Saturday, April 24, 2010

Lemon Chicken

Finding new dinner ideas is always a mission of mine. Sometimes I get in a rut cooking the same things week to week. This recipe from Annie’s Eats caught my eye as it looked like something new and delicious.

Annie’s Eats: Lemon Chicken

The herbs and fresh squeezed lemon juice are so refreshing. I have always had trouble getting crispy, flavorful skin from any baked chicken recipes, but this recipe solves that problem. The skin is so golden, crispy, and yummy and the inside of the chicken is so tender and juicy that you keep going back for more. I did not have fresh herbs on hand so I used dried herbs for the thyme and rosemary.

  • 2 tbsp. lemon zest
  • 1/3 cup freshly squeezed lemon juice (about 3-4 medium sized lemons)
  • 2 cloves garlic, crushed (I used jarred minced garlic)
  • 2 tsp. fresh thyme leaves (I used dried thyme leaves)
  • 1 tsp. fresh rosemary leaves, finely minced (I used dried rosemary)
  • 1 tsp. salt
  • 1 tsp. black pepper
  • 1-2lbs. of bone-in, skin-on chicken thighs or drumsticks
  • 2-3 tbsp. melted butter

Combine lemon zest, fresh squeezed lemon juice, garlic, thyme, rosemary, salt, and pepper in a large ziploc bag. Seal the bag and shake well to combine. Add the chicken to the bag. Seal the bag once again and shake to coat all of the chicken pieces.

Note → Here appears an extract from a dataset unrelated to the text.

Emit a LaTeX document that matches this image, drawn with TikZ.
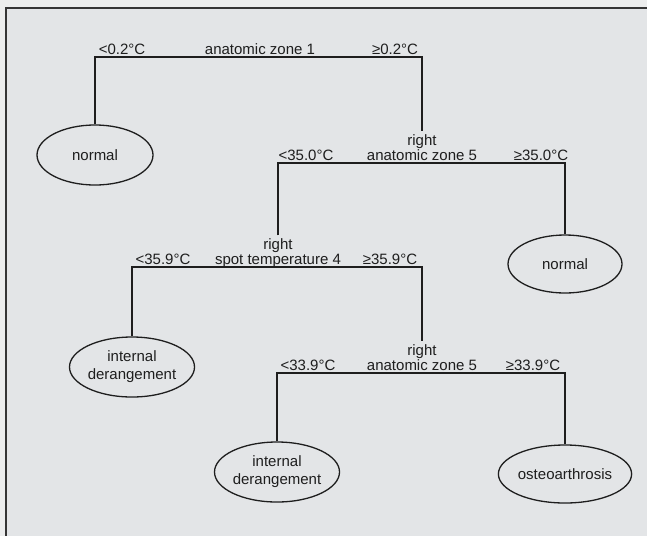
\documentclass[tikz,border=0pt]{standalone}
\usepackage{fontspec}
\setmainfont{Liberation Sans}
\usetikzlibrary{shapes.geometric}
\definecolor{outerbg}{HTML}{ECEDED}
\definecolor{innerbg}{HTML}{E3E5E7}
\definecolor{ink}{HTML}{1E1E1E}
\begin{document}
\begin{tikzpicture}[x=1pt,y=-1pt,
  lbl/.style={font=\fontsize{15}{18}\selectfont, text=ink, inner sep=0pt, anchor=base},
  rlbl/.style={font=\fontsize{15}{18}\selectfont, text=ink, inner xsep=0pt, inner ysep=2.5pt, anchor=base},
  leaf/.style={ellipse, draw=ink, line width=1.3pt, font=\fontsize{15}{18}\selectfont, text=ink, align=center, inner sep=0pt, minimum width=116pt, minimum height=60pt},
  branch/.style={draw=ink, line width=1.1pt},
  framel/.style={draw=ink!90, line width=1.8pt}]
\useasboundingbox (0,0) rectangle (647,536);
\fill[outerbg] (0,0) rectangle (647,536);
\fill[innerbg] (6,8) rectangle (647,536);
\draw[framel] (647,8) -- (6,8) -- (6,536);

% leaves
\node[leaf] (n1) at (95,155) {normal};
\node[leaf, minimum height=58pt, minimum width=114pt] (n2) at (565,264) {normal};
\node[leaf] (d1) at (132,367) {internal\\derangement};
\node[leaf] (d2) at (277,472) {internal\\derangement};
\node[leaf, minimum height=58pt, minimum width=115pt] (o1) at (565,474) {osteoarthrosis};

% split 1
\node[lbl] (s1l) at (122,54.5) {<0.2°C};
\node[lbl] (s1n) at (260,54.5) {anatomic zone 1};
\node[lbl] (s1r) at (395,54.5) {≥0.2°C};
\coordinate (c1l) at (95,57);
\coordinate (c1r) at (422,57);

% split 2
\node[rlbl] (r2) at (422,145) {right};
\node[lbl] (s2l) at (306,160.5) {<35.0°C};
\node[lbl] (s2n) at (422,160.5) {anatomic zone 5};
\node[lbl] (s2r) at (541,160.5) {≥35.0°C};
\coordinate (c2l) at (278,163);
\coordinate (c2r) at (565,163);

% split 3
\node[rlbl] (r3) at (278,249) {right};
\node[lbl] (s3l) at (163,264.5) {<35.9°C};
\node[lbl] (s3n) at (278,264.5) {spot temperature 4};
\node[lbl] (s3r) at (390,264.5) {≥35.9°C};
\coordinate (c3l) at (132,267);
\coordinate (c3r) at (422,267);

% split 4
\node[rlbl] (r4) at (422,355) {right};
\node[lbl] (s4l) at (308,370.5) {<33.9°C};
\node[lbl] (s4n) at (422,370.5) {anatomic zone 5};
\node[lbl] (s4r) at (533,370.5) {≥33.9°C};
\coordinate (c4l) at (277,373);
\coordinate (c4r) at (565,373);

% connectors
\draw[branch] (n1.north) -- (c1l) -- (c1r) -- (r2.north);
\draw[branch] (r3.north) -- (c2l) -- (c2r) -- (n2.north);
\draw[branch] (d1.north) -- (c3l) -- (c3r) -- (r4.north);
\draw[branch] (d2.north) -- (c4l) -- (c4r) -- (o1.north);
\end{tikzpicture}
\end{document}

Let chicken marinate in the refrigerator for 2 hours.

Preheat oven to 425 degrees F.

Place chicken, skin side up, in baking dish reserving marinade. Brush the chicken with melted butter.

Place chicken in the oven for approximately 50 minutes. About half way through baking, pour reserved marinade over the chicken.

Once chicken is done and the skins are crisp and well browned, remove from oven and cover loosely with aluminum foil for 10 minuets to allow chicken to rest.